SOURCE RECORDS —

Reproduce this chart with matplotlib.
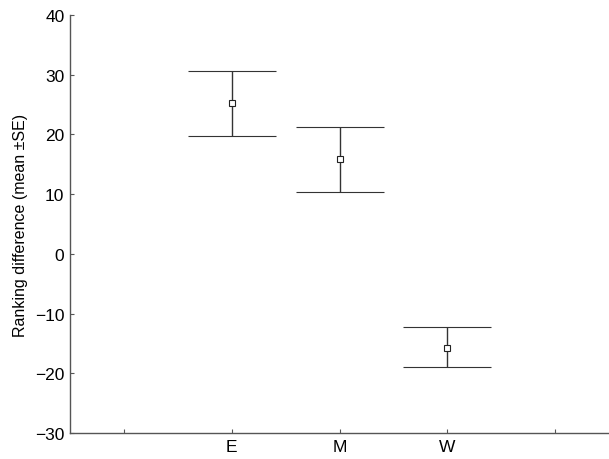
import numpy as np
import matplotlib.pyplot as plt

plt.rcParams['font.family'] = ['Liberation Sans', 'DejaVu Sans']

# data
groups = ["E", "M", "W"]
means = [25.2, 15.9, -15.7]
upper = [30.6, 21.2, -12.3]
lower = [19.7, 10.4, -18.9]
tick_labels = ["", "E", "M", "W", ""]

fig = plt.figure(figsize=(6.09, 4.60), dpi=100)
ax = fig.add_axes([0.115, 0.0565, 0.885, 0.9087])

x = np.arange(2, 2 + len(groups))
means = np.array(means)
err = [means - np.array(lower), np.array(upper) - means]
ax.errorbar(x, means, yerr=err, fmt='s', color='#333333', ecolor='#333333',
            elinewidth=1.0, capsize=31.5, capthick=1.0,
            markersize=4, markerfacecolor='white', markeredgecolor='#222222',
            markeredgewidth=0.8)

ax.set_xlim(0.5, 5.5)
ax.set_ylim(-30, 40)
ax.set_xticks(np.arange(1, 6))
ax.set_xticklabels(tick_labels)
ax.set_yticks(np.arange(-30, 41, 10))
ax.set_yticklabels(["\u221230", "\u221220", "\u221210", "0", "10", "20", "30", "40"])
ax.set_ylabel("Ranking difference (mean \u00b1SE)", fontsize=11.5, labelpad=5)

for s in ["top", "right"]:
    ax.spines[s].set_visible(False)
for s in ["left", "bottom"]:
    ax.spines[s].set_color('#555555')
    ax.spines[s].set_linewidth(1.0)
ax.tick_params(direction='in', length=3, width=0.8, color='#555555',
               labelsize=12.5, pad=4)

fig.savefig("out.png", dpi=100)
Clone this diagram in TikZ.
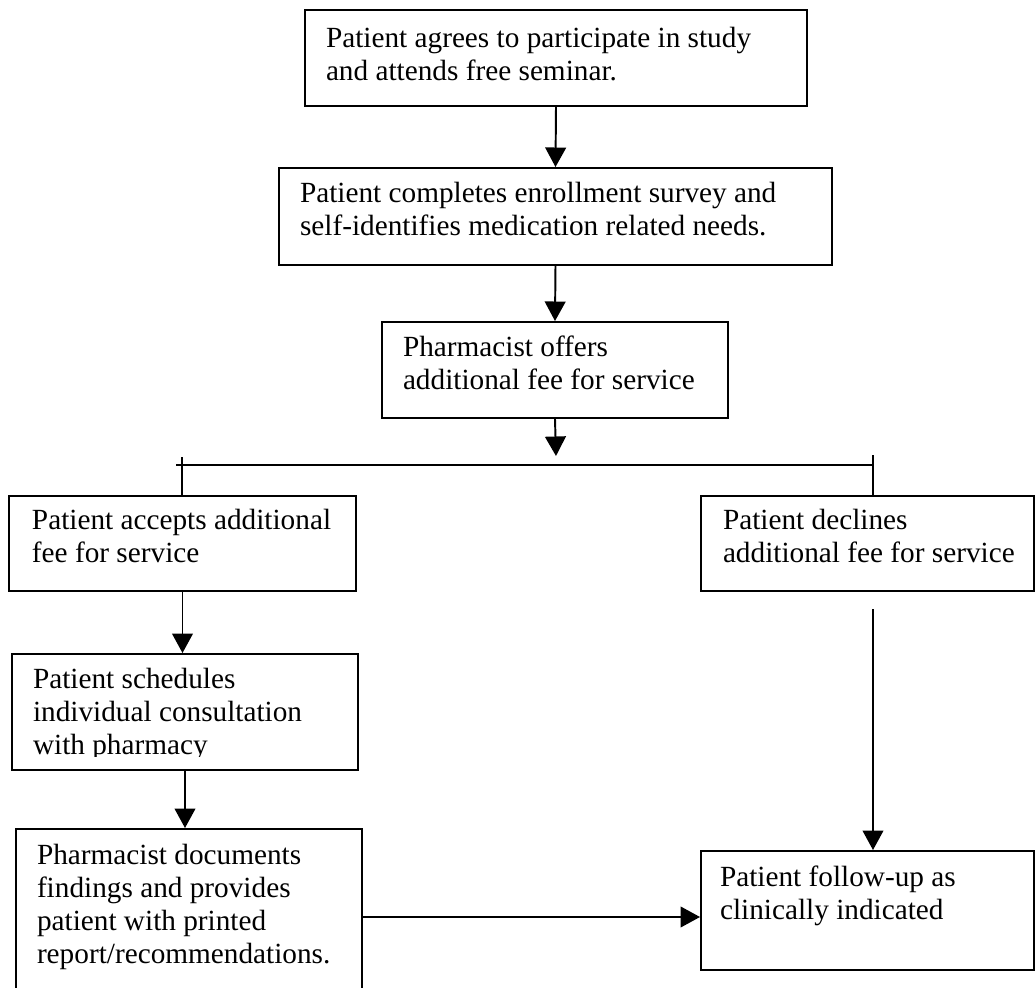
\documentclass[tikz,border=0pt]{standalone}
\usepackage{fontspec}
\setmainfont{Liberation Serif}
\usetikzlibrary{arrows.meta,fit}
\begin{document}
\begin{tikzpicture}[x=0.41pt,y=-0.41pt,line width=0.8pt,
	>={Triangle[width=8.5pt,length=8pt]},
	box/.style={draw,rectangle,inner sep=0pt},
	txt/.style={anchor=north west,inner sep=0pt,align=left,font=\fontsize{12}{13.5}\selectfont}]
	\useasboundingbox (0,0) rectangle (1036,988);
	% boxes
	\node[box,fit={(305,10) (807,106)}] (agree) {};
	\node[box,fit={(279,168) (832,265)}] (enrol) {};
	\node[box,fit={(382,322) (728,418)}] (offer) {};
	\node[box,fit={(9,496) (356,591)}] (accept) {};
	\node[box,fit={(701,496) (1034,591)}] (decline) {};
	\node[box,fit={(12,654) (358,770)}] (sched) {};
	\node[box,fit={(16,829) (362,1010)}] (docs) {};
	\node[box,fit={(701,851) (1034,970)}] (follow) {};
	% texts
	\node[txt] (agreetxt) at ([shift={(21,17)}]agree.north west) {Patient agrees to participate in study\\and attends free seminar.};
	\node[txt] (enroltxt) at ([shift={(21,14)}]enrol.north west) {Patient completes enrollment survey and\\self-identifies medication related needs.};
	\node[txt] (offertxt) at ([shift={(21,14)}]offer.north west) {Pharmacist offers\\additional fee for service};
	\node[txt] (accepttxt) at ([shift={(23,13)}]accept.north west) {Patient accepts additional\\fee for service};
	\node[txt] (declinetxt) at ([shift={(22,13)}]decline.north west) {Patient declines\\additional fee for service};
	\begin{scope}
		\clip (0,600) rectangle (400,756);
		\node[txt] (schedtxt) at ([shift={(21,14)}]sched.north west) {Patient schedules\\individual consultation\\with pharmacy};
	\end{scope}
	\node[txt] (docstxt) at ([shift={(21,15)}]docs.north west) {Pharmacist documents\\findings and provides\\patient with printed\\report/recommendations.};
	\node[txt] (followtxt) at ([shift={(19,15)}]follow.north west) {Patient follow-up as\\clinically indicated};
	% connectors
	\coordinate (split) at (556,456);
	\coordinate (hl) at (176,465);
	\coordinate (hr) at (873,465);
	\coordinate (tl) at (182,457);
	\coordinate (tr) at (873,455);
	\coordinate (dstart) at (873,609);
	\coordinate (hstart) at (362,917);
	\draw[->] (agree.south) -- (enrol.north);
	\draw[->] (enrol.south) -- (offer.north);
	\draw[->] (offer.south) -- (split);
	\draw (hl) -- (hr);
	\draw (tl) -- (tl |- accept.north);
	\draw (tr) -- (tr |- decline.north);
	\draw[->] (accept.south) -- (accept.south |- sched.north);
	\draw[->] (sched.south) -- (sched.south |- docs.north);
	\draw[->] (dstart) -- (dstart |- follow.north);
	\draw[->] (hstart) -- (hstart -| follow.west);
\end{tikzpicture}
\end{document}
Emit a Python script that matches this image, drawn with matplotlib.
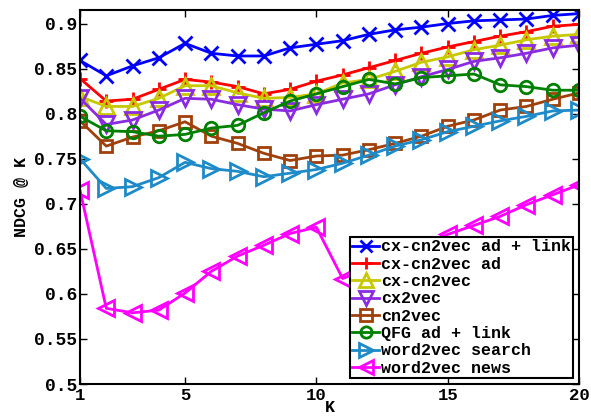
import matplotlib
matplotlib.use('Agg')
import matplotlib.pyplot as plt

# 字体: 等宽粗体
plt.rcParams['font.family'] = ['Liberation Mono', 'DejaVu Sans Mono']
plt.rcParams['font.weight'] = 'bold'

K = list(range(1, 21))

ad_link = [0.859, 0.842, 0.853, 0.862, 0.878, 0.867, 0.864, 0.864, 0.873, 0.877,
           0.881, 0.888, 0.893, 0.896, 0.900, 0.903, 0.904, 0.905, 0.909, 0.911]
ad = [0.839, 0.814, 0.816, 0.827, 0.838, 0.835, 0.830, 0.822, 0.827, 0.836,
      0.843, 0.851, 0.859, 0.867, 0.874, 0.880, 0.886, 0.891, 0.897, 0.899]
cx_cn2vec = [0.819, 0.808, 0.808, 0.817, 0.831, 0.831, 0.823, 0.817, 0.818, 0.822,
             0.834, 0.838, 0.847, 0.857, 0.863, 0.871, 0.876, 0.882, 0.886, 0.888]
cx2vec = [0.817, 0.788, 0.793, 0.804, 0.817, 0.816, 0.810, 0.805, 0.803, 0.810,
          0.816, 0.822, 0.832, 0.841, 0.849, 0.858, 0.862, 0.867, 0.873, 0.876]
cn2vec = [0.792, 0.764, 0.774, 0.781, 0.791, 0.775, 0.767, 0.756, 0.748, 0.753,
          0.754, 0.760, 0.767, 0.775, 0.786, 0.793, 0.804, 0.808, 0.816, 0.823]
qfg = [0.797, 0.781, 0.780, 0.775, 0.777, 0.784, 0.787, 0.801, 0.814, 0.822,
       0.830, 0.838, 0.833, 0.840, 0.842, 0.844, 0.832, 0.830, 0.826, 0.826]
w2v_search = [0.750, 0.717, 0.719, 0.729, 0.746, 0.739, 0.736, 0.730, 0.734, 0.738,
              0.745, 0.754, 0.764, 0.771, 0.780, 0.786, 0.792, 0.797, 0.803, 0.804]
w2v_news = [0.715, 0.584, 0.579, 0.582, 0.601, 0.625, 0.642, 0.654, 0.667, 0.674,
            0.617, 0.629, 0.641, 0.653, 0.666, 0.676, 0.686, 0.699, 0.710, 0.721]

series = [
    ('cx-cn2vec ad + link', ad_link, '#0000ff', 'x'),
    ('cx-cn2vec ad', ad, '#ff0000', '+'),
    ('cx-cn2vec', cx_cn2vec, '#c8c800', '^'),
    ('cx2vec', cx2vec, '#8a2be2', 'v'),
    ('cn2vec', cn2vec, '#a0400a', 's'),
    ('QFG ad + link', qfg, '#008000', 'o'),
    ('word2vec search', w2v_search, '#1e8bc8', '>'),
    ('word2vec news', w2v_news, '#ff00ff', '<'),
]

fig = plt.figure(figsize=(5.91, 4.19), dpi=100)
ax = fig.add_axes([0.1354, 0.0835, 0.8443, 0.8926])

for label, vals, color, marker in series:
    ms = 10 if marker in ('x', '+') else 11
    if marker in ('s', 'o'):
        ms = 9
    ax.plot(K, vals, color=color, marker=marker, lw=2, ms=ms,
            mfc='none', mec=color, mew=2, label=label)

ax.set_xlim(1, 20)
ax.set_ylim(0.5, 0.915)
ax.set_xticks([1, 5, 10, 15, 20])
ax.set_yticks([0.5, 0.55, 0.6, 0.65, 0.7, 0.75, 0.8, 0.85, 0.9])
ax.set_yticklabels(['0.5', '0.55', '0.6', '0.65', '0.7', '0.75', '0.8', '0.85', '0.9'])
ax.tick_params(direction='in', top=True, right=True, labelsize=13, length=5, width=1)
ax.tick_params(axis='x', pad=3, labelsize=12.5)
ax.tick_params(axis='y', pad=2)
for s in ax.spines.values():
    s.set_linewidth(1.5)

ax.set_xlabel('K', fontsize=12, fontweight='bold', labelpad=-2)
ax.set_ylabel('NDCG @ K', fontsize=12, fontweight='bold', labelpad=4)

leg = ax.legend(loc='lower right', fontsize=12, handlelength=1.6, handletextpad=0.1,
                labelspacing=0.14, borderpad=0.15, borderaxespad=0.35, fancybox=False,
                framealpha=1, edgecolor='black', markerscale=0.9)
leg.get_frame().set_linewidth(1.5)

plt.savefig('out.png', dpi=100)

AIM OF THE EXERCISE — Without the pictures, copy the entries from their first line through the line containing "ax = fig.add_axes([0.115, 0.0565, 0.885, 0.9087])", and only those lines.

ANSWER FOR THE TASK —
Reproduce this chart with matplotlib.
import numpy as np
import matplotlib.pyplot as plt

plt.rcParams['font.family'] = ['Liberation Sans', 'DejaVu Sans']

# data
groups = ["E", "M", "W"]
means = [25.2, 15.9, -15.7]
upper = [30.6, 21.2, -12.3]
lower = [19.7, 10.4, -18.9]
tick_labels = ["", "E", "M", "W", ""]

fig = plt.figure(figsize=(6.09, 4.60), dpi=100)
ax = fig.add_axes([0.115, 0.0565, 0.885, 0.9087])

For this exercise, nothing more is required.